- DATA RECORDS -
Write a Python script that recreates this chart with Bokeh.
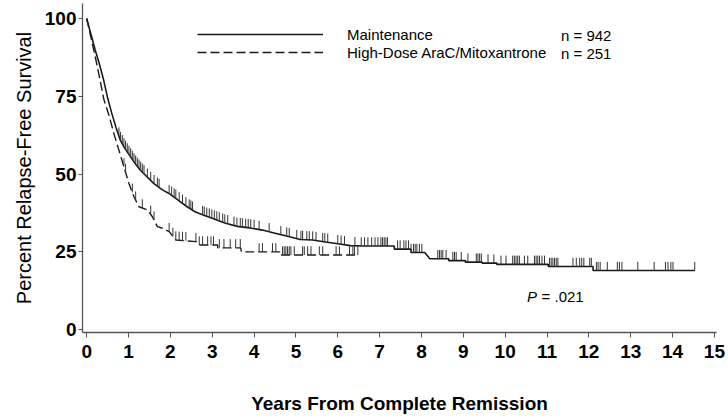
import numpy as np
from bokeh.plotting import figure
from bokeh.models import Range1d, FixedTicker, Legend, LegendItem, Label
from bokeh.embed import file_html
from bokeh.resources import INLINE

# ---- data ----
maint_t = [0, 0.1, 0.2, 0.3, 0.4, 0.5, 0.6, 0.7, 0.8, 0.9, 1.0, 1.15, 1.3, 1.45, 1.6, 1.8,
           2.0, 2.2, 2.4, 2.6, 2.8, 3.0, 3.3, 3.6, 3.9, 4.2, 4.5, 4.8, 5.1, 5.4, 5.7, 6.0,
           6.3, 6.6, 7.35, 7.35, 7.75, 7.75, 8.08, 8.2, 8.65, 8.65, 9.05, 9.05, 9.45, 9.45,
           9.8, 9.8, 11.03, 11.03, 12.1, 12.1, 14.53]
maint_s = [100, 95, 90, 85.5, 80.5, 74.5, 69.5, 65, 61, 58.5, 56.5, 53.5, 51, 49, 47, 45,
           43.5, 41.5, 39.5, 37.8, 36.8, 35.8, 34.3, 33.2, 32.7, 32, 31, 30, 29, 28.8, 28.2, 27.6,
           27.0, 26.9, 26.9, 25.9, 25.9, 24.8, 24.8, 22.8, 22.8, 22.2, 22.2, 21.7, 21.7, 21.4,
           21.4, 21.0, 21.0, 20.3, 20.3, 19.0, 19.0]
maint_censor = [0.77, 0.81, 0.85, 0.89, 0.93, 0.97, 1.01, 1.05, 1.09, 1.13, 1.17, 1.21, 1.25,
                1.29, 1.33, 1.37, 1.45, 1.53, 1.61, 1.69, 1.73, 1.97, 2.03, 2.09, 2.13, 2.21,
                2.29, 2.37, 2.45, 2.49, 2.53, 2.77, 2.81, 2.87, 2.93, 2.99, 3.05, 3.11, 3.17,
                3.25, 3.30, 3.37, 3.52, 3.59, 3.67, 3.72, 3.80, 3.86, 3.92, 4.00, 4.12, 4.36,
                4.64, 4.78, 4.84, 5.02, 5.12, 5.16, 5.26, 5.32, 5.40, 5.48, 5.64, 5.69, 5.76,
                6.00, 6.08, 6.16, 6.41, 6.56, 6.64, 6.72, 6.81, 6.89, 6.96, 7.03, 7.07, 7.11,
                7.15, 7.19, 7.43, 7.49, 7.58, 7.63, 7.69, 7.75, 7.81, 7.85, 7.89, 7.95, 8.01,
                8.39, 8.43, 8.47, 8.51, 8.59, 8.75, 8.79, 8.83, 8.95, 9.11, 9.31, 9.35, 9.39,
                9.43, 9.59, 9.73, 9.90, 10.02, 10.18, 10.22, 10.26, 10.30, 10.34, 10.46, 10.54,
                10.70, 10.74, 10.78, 10.82, 10.88, 10.94, 11.06, 11.10, 11.14, 11.18, 11.22,
                11.26, 11.62, 11.70, 11.78, 11.83, 11.88, 12.02, 12.06, 12.18, 12.22, 12.27,
                12.44, 12.68, 12.73, 12.79, 13.17, 13.56, 13.83, 13.89, 13.96, 14.01, 14.53]

hd_t = [0, 0.1, 0.2, 0.3, 0.41, 0.53, 0.65, 0.77, 0.89, 1.01, 1.13, 1.25, 1.45, 1.57, 1.69,
        1.81, 1.97, 2.13, 2.61, 2.69, 3.13, 3.13, 3.68, 3.7, 4.64, 4.64, 6.5]
hd_s = [100, 94, 88, 81.5, 74, 69, 63, 57.7, 52.3, 47, 42.7, 39.5, 38.5, 36.3, 33.1,
        32.6, 31.5, 28.8, 28.3, 27.2, 27.2, 26.3, 26.3, 25, 25, 24, 24]
hd_censor = [0.89, 0.93, 1.09, 1.17, 1.33, 1.53, 1.61, 1.97, 2.06, 2.13, 2.21, 2.29, 2.37,
             2.61, 2.69, 2.77, 2.89, 2.97, 3.03, 3.17, 3.28, 3.43, 3.56, 3.67, 4.12, 4.20,
             4.44, 4.52, 4.68, 4.72, 4.76, 4.80, 4.84, 4.88, 4.96, 5.16, 5.20, 5.28, 5.36,
             5.56, 5.64, 5.96, 6.04, 6.28, 6.36, 6.40, 6.48]

x_ticks = list(range(0, 16))
y_ticks = [0, 25, 50, 75, 100]
series_names = ["Maintenance", "High-Dose AraC/Mitoxantrone"]
series_n = ["n = 942", "n = 251"]
p_value_label = "= .021"

TICK_FONT = "Liberation Sans, Arial, sans-serif"
TEXT_FONT = "Liberation Sans, Arial, sans-serif"
INK = "#1a1a1a"

p = figure(width=728, height=416, output_backend="svg", toolbar_location=None,
           x_range=Range1d(-0.1, 15.05), y_range=Range1d(-0.9, 104.8),
           min_border_left=82, min_border_right=12, min_border_top=3, min_border_bottom=83)
p.outline_line_color = None
p.grid.visible = False
p.background_fill_color = "white"
p.border_fill_color = "white"

# curves
r_m = p.line(maint_t, maint_s, line_color=INK, line_width=1.6)
r_h = p.line(hd_t, hd_s, line_color=INK, line_width=1.4, line_dash="9 4")

# censor ticks
TL = 2.8
mc = np.array(maint_censor)
mb = np.interp(mc, maint_t, maint_s)
p.segment(x0=mc, y0=mb, x1=mc, y1=mb + TL, line_color="#333333", line_width=1)
hc = np.array(hd_censor)
hb = np.interp(hc, hd_t, hd_s)
p.segment(x0=hc, y0=hb, x1=hc, y1=hb + TL, line_color="#333333", line_width=1)

# axes
for ax in (p.xaxis[0], p.yaxis[0]):
    ax.axis_line_color = "#555555"
    ax.axis_line_width = 1.3
    ax.major_tick_line_color = "#555555"
    ax.major_tick_in = 0
    ax.minor_tick_line_color = None
    ax.major_label_text_font = TICK_FONT
    ax.major_label_text_font_style = "bold"
    ax.major_label_text_font_size = "19px"
    ax.major_label_text_color = "black"

p.xaxis.ticker = FixedTicker(ticks=x_ticks)
p.yaxis.ticker = FixedTicker(ticks=y_ticks)
p.xaxis.major_tick_out = 5
p.xaxis.major_label_standoff = 7
p.yaxis.major_tick_out = 4
p.yaxis.major_label_standoff = 2

p.xaxis.axis_label = "Years From Complete Remission"
p.xaxis.axis_label_text_font = TICK_FONT
p.xaxis.axis_label_text_font_style = "bold"
p.xaxis.axis_label_text_font_size = "19px"
p.xaxis.axis_label_text_color = "black"
p.xaxis.axis_label_standoff = 32

p.yaxis.axis_label = "Percent Relapse-Free Survival"
p.yaxis.axis_label_text_font = TEXT_FONT
p.yaxis.axis_label_text_font_style = "normal"
p.yaxis.axis_label_text_font_size = "20px"
p.yaxis.axis_label_text_color = "black"
p.yaxis.axis_label_standoff = 7

# legend
legend = Legend(items=[LegendItem(label=series_names[0], renderers=[r_m]),
                       LegendItem(label=series_names[1], renderers=[r_h])],
                location=(115, 271), orientation="vertical",
                glyph_width=126, glyph_height=18, label_height=18, label_standoff=24,
                spacing=0, padding=0, margin=0,
                border_line_color=None, background_fill_alpha=0,
                label_text_font=TEXT_FONT, label_text_font_size="15px",
                label_text_color="black")
p.add_layout(legend, "center")

for lab, yv in zip(series_n, [94.55, 88.8]):
    p.add_layout(Label(x=12.54, y=yv, text=lab, text_align="right", text_baseline="middle",
                       text_font=TEXT_FONT, text_font_size="15px", text_color="black"))

p.add_layout(Label(x=10.52, y=10.6, text="P", text_align="left", text_baseline="middle",
                   text_font=TEXT_FONT, text_font_size="15px", text_font_style="italic",
                   text_color="black"))
p.add_layout(Label(x=10.87, y=10.6, text=p_value_label, text_align="left",
                   text_baseline="middle", text_font=TEXT_FONT, text_font_size="15px",
                   text_color="black"))

open("out.html", "w").write(file_html(p, INLINE))
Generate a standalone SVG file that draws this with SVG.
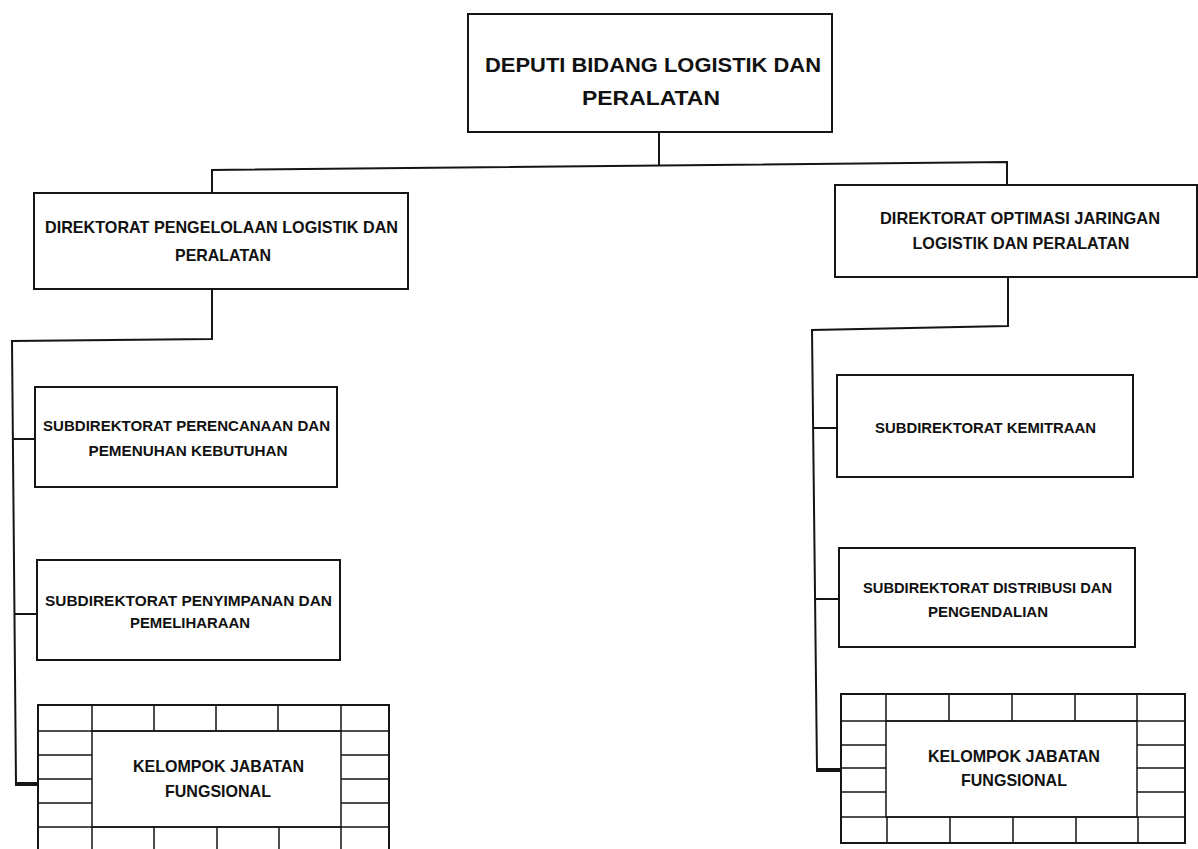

- WORK REQUIRED -
Copy the records above from the first line through the line containing "from bokeh.resources import INLINE", both included, and leave out any pictures.

- SOLUTION -
Write a Python script that recreates this chart with Bokeh.
import numpy as np
from bokeh.plotting import figure
from bokeh.models import Range1d, FixedTicker, Legend, LegendItem, Label
from bokeh.embed import file_html
from bokeh.resources import INLINE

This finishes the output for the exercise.